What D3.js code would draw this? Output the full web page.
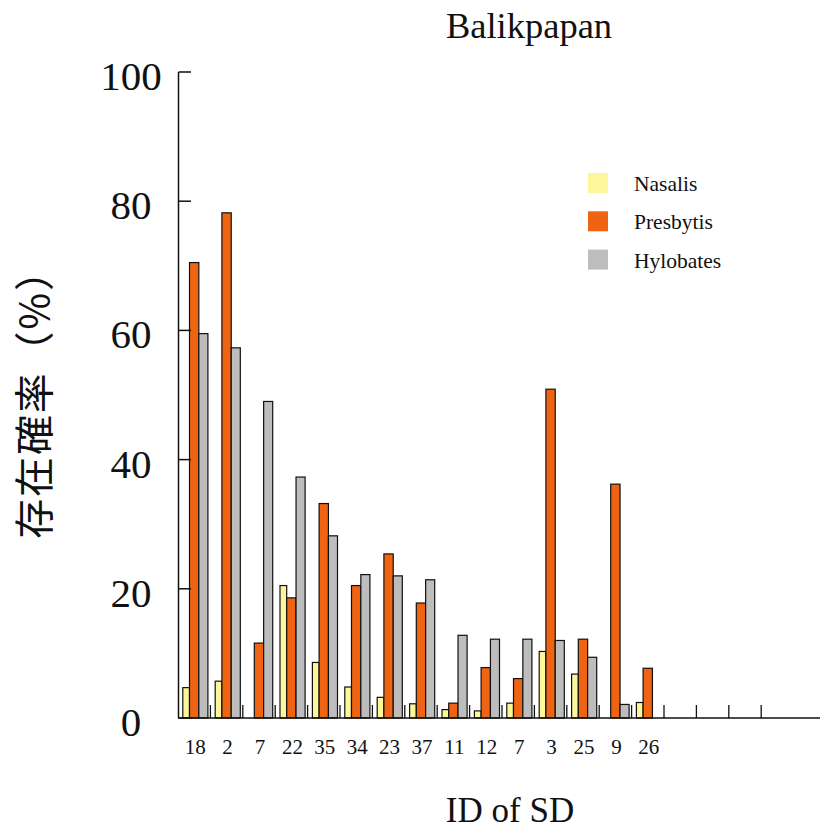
<!DOCTYPE html>
<html>
<head>
<meta charset="utf-8">
<script src="https://cdn.jsdelivr.net/npm/d3@7"></script>
<style>
  html, body { margin: 0; padding: 0; background: #fff; }
  svg { display: block; }
</style>
</head>
<body>
<svg id="chart" width="820" height="830"></svg>
<script>
// Survey sites (ID of SD) in plot order
const sites = ["18", "2", "7", "22", "35", "34", "23", "37", "11", "12", "7", "3", "25", "9", "26"];
// Presence probability (%) per genus
const seriesNames = ["Nasalis", "Presbytis", "Hylobates"];
const nasalis   = [4.7, 5.7, 0,    20.5, 8.6,  4.8,  3.2,  2.2,  1.3, 1.1,  2.3,  10.3, 6.8,  0,    2.4];
const presbytis = [70.5, 78.2, 11.6, 18.6, 33.2, 20.5, 25.4, 17.8, 2.3, 7.8,  6.1,  50.9, 12.2, 36.2, 7.7];
const hylobates = [59.5, 57.3, 49.0, 37.3, 28.2, 22.2, 22.0, 21.4, 12.8, 12.2, 12.2, 12.0, 9.4,  2.1,  0];
const yTicks = [0, 20, 40, 60, 80, 100];

const seriesValues = [nasalis, presbytis, hylobates];
const colors = ["#fdf69a", "#ef6412", "#bdbdbd"];
// offset / width of each bar inside a site slot, as fraction of the slot
const barLayout = [[0.148, 0.207], [0.355, 0.288], [0.643, 0.28]];

const svg = d3.select("#chart");
const font = "'Liberation Serif', 'Times New Roman', serif";

// 20 slots along the axis; the first 15 carry sites
const nSlots = 20;
const slotIds = d3.range(nSlots);
const x = d3.scaleBand().domain(slotIds).range([178, 826]).padding(0);
const y = d3.scaleLinear().domain([0, 100]).range([718, 72]);
const slot = x.bandwidth();

// Bars
const g = svg.append("g");
seriesValues.forEach((vals, s) => {
  g.selectAll(null)
    .data(vals.map((v, i) => ({ v, i })).filter(d => d.v > 0))
    .enter().append("rect")
    .attr("x", d => x(d.i) + barLayout[s][0] * slot)
    .attr("width", barLayout[s][1] * slot)
    .attr("y", d => y(d.v))
    .attr("height", d => y(0) - y(d.v))
    .attr("fill", colors[s])
    .attr("stroke", "#111")
    .attr("stroke-width", 1.2);
});

// Y axis
svg.append("line")
  .attr("x1", 178.5).attr("x2", 178.5)
  .attr("y1", y(100)).attr("y2", y(0))
  .attr("stroke", "#111").attr("stroke-width", 1.5);
svg.selectAll(null).data(yTicks).enter().append("line")
  .attr("x1", 178.5).attr("x2", 191)
  .attr("y1", d => y(d)).attr("y2", d => y(d))
  .attr("stroke", "#111").attr("stroke-width", 1.5);
svg.selectAll(null).data(yTicks).enter().append("text")
  .attr("x", 131).attr("y", d => y(d) + 18)
  .attr("text-anchor", "middle")
  .attr("font-family", font).attr("font-size", 41)
  .attr("fill", "#111")
  .text(d => d);

// X axis
svg.append("line")
  .attr("x1", 178).attr("x2", 820)
  .attr("y1", y(0)).attr("y2", y(0))
  .attr("stroke", "#111").attr("stroke-width", 1.5);
svg.selectAll(null).data(d3.range(1, 19)).enter().append("line")
  .attr("x1", d => x(d)).attr("x2", d => x(d))
  .attr("y1", y(0)).attr("y2", y(0) - 13)
  .attr("stroke", "#111").attr("stroke-width", 1.3);
svg.selectAll(null).data(sites).enter().append("text")
  .attr("x", (d, i) => x(i) + slot / 2 + 1)
  .attr("y", 754)
  .attr("text-anchor", "middle")
  .attr("font-family", font).attr("font-size", 21)
  .attr("fill", "#111")
  .text(d => d);

// Titles
svg.append("text")
  .attr("x", 529).attr("y", 38)
  .attr("text-anchor", "middle")
  .attr("font-family", font).attr("font-size", 36.5)
  .attr("fill", "#111")
  .text("Balikpapan");
svg.append("text")
  .attr("x", 510).attr("y", 822)
  .attr("text-anchor", "middle")
  .attr("font-family", font).attr("font-size", 35)
  .attr("fill", "#111")
  .text("ID of SD");
svg.append("text")
  .attr("transform", "translate(49,394) rotate(-90)")
  .attr("text-anchor", "middle")
  .attr("font-family", "'Noto Sans CJK JP', sans-serif").attr("font-size", 40)
  .attr("letter-spacing", 1.8)
  .attr("fill", "#111")
  .text("存在確率（%）");

// Legend
const legend = svg.append("g");
seriesNames.forEach((name, s) => {
  const ly = 173 + s * 38.3;
  legend.append("rect")
    .attr("x", 588).attr("y", ly).attr("width", 20).attr("height", 20)
    .attr("fill", colors[s]);
  legend.append("text")
    .attr("x", 634).attr("y", ly + 18)
    .attr("font-family", font).attr("font-size", 21.5)
    .attr("fill", "#111")
    .text(name);
});
</script>
</body>
</html>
^^^^^^^^^^^^^^^^
- **Directions for this task**: Repeat the listing above up to and including the line with "const slot = x.bandwidth();", starting from its first line. Drop any pictures.

- **Response to the exercise**:
What D3.js code would draw this? Output the full web page.
<!DOCTYPE html>
<html>
<head>
<meta charset="utf-8">
<script src="https://cdn.jsdelivr.net/npm/d3@7"></script>
<style>
  html, body { margin: 0; padding: 0; background: #fff; }
  svg { display: block; }
</style>
</head>
<body>
<svg id="chart" width="820" height="830"></svg>
<script>
// Survey sites (ID of SD) in plot order
const sites = ["18", "2", "7", "22", "35", "34", "23", "37", "11", "12", "7", "3", "25", "9", "26"];
// Presence probability (%) per genus
const seriesNames = ["Nasalis", "Presbytis", "Hylobates"];
const nasalis   = [4.7, 5.7, 0,    20.5, 8.6,  4.8,  3.2,  2.2,  1.3, 1.1,  2.3,  10.3, 6.8,  0,    2.4];
const presbytis = [70.5, 78.2, 11.6, 18.6, 33.2, 20.5, 25.4, 17.8, 2.3, 7.8,  6.1,  50.9, 12.2, 36.2, 7.7];
const hylobates = [59.5, 57.3, 49.0, 37.3, 28.2, 22.2, 22.0, 21.4, 12.8, 12.2, 12.2, 12.0, 9.4,  2.1,  0];
const yTicks = [0, 20, 40, 60, 80, 100];

const seriesValues = [nasalis, presbytis, hylobates];
const colors = ["#fdf69a", "#ef6412", "#bdbdbd"];
// offset / width of each bar inside a site slot, as fraction of the slot
const barLayout = [[0.148, 0.207], [0.355, 0.288], [0.643, 0.28]];

const svg = d3.select("#chart");
const font = "'Liberation Serif', 'Times New Roman', serif";

// 20 slots along the axis; the first 15 carry sites
const nSlots = 20;
const slotIds = d3.range(nSlots);
const x = d3.scaleBand().domain(slotIds).range([178, 826]).padding(0);
const y = d3.scaleLinear().domain([0, 100]).range([718, 72]);
const slot = x.bandwidth();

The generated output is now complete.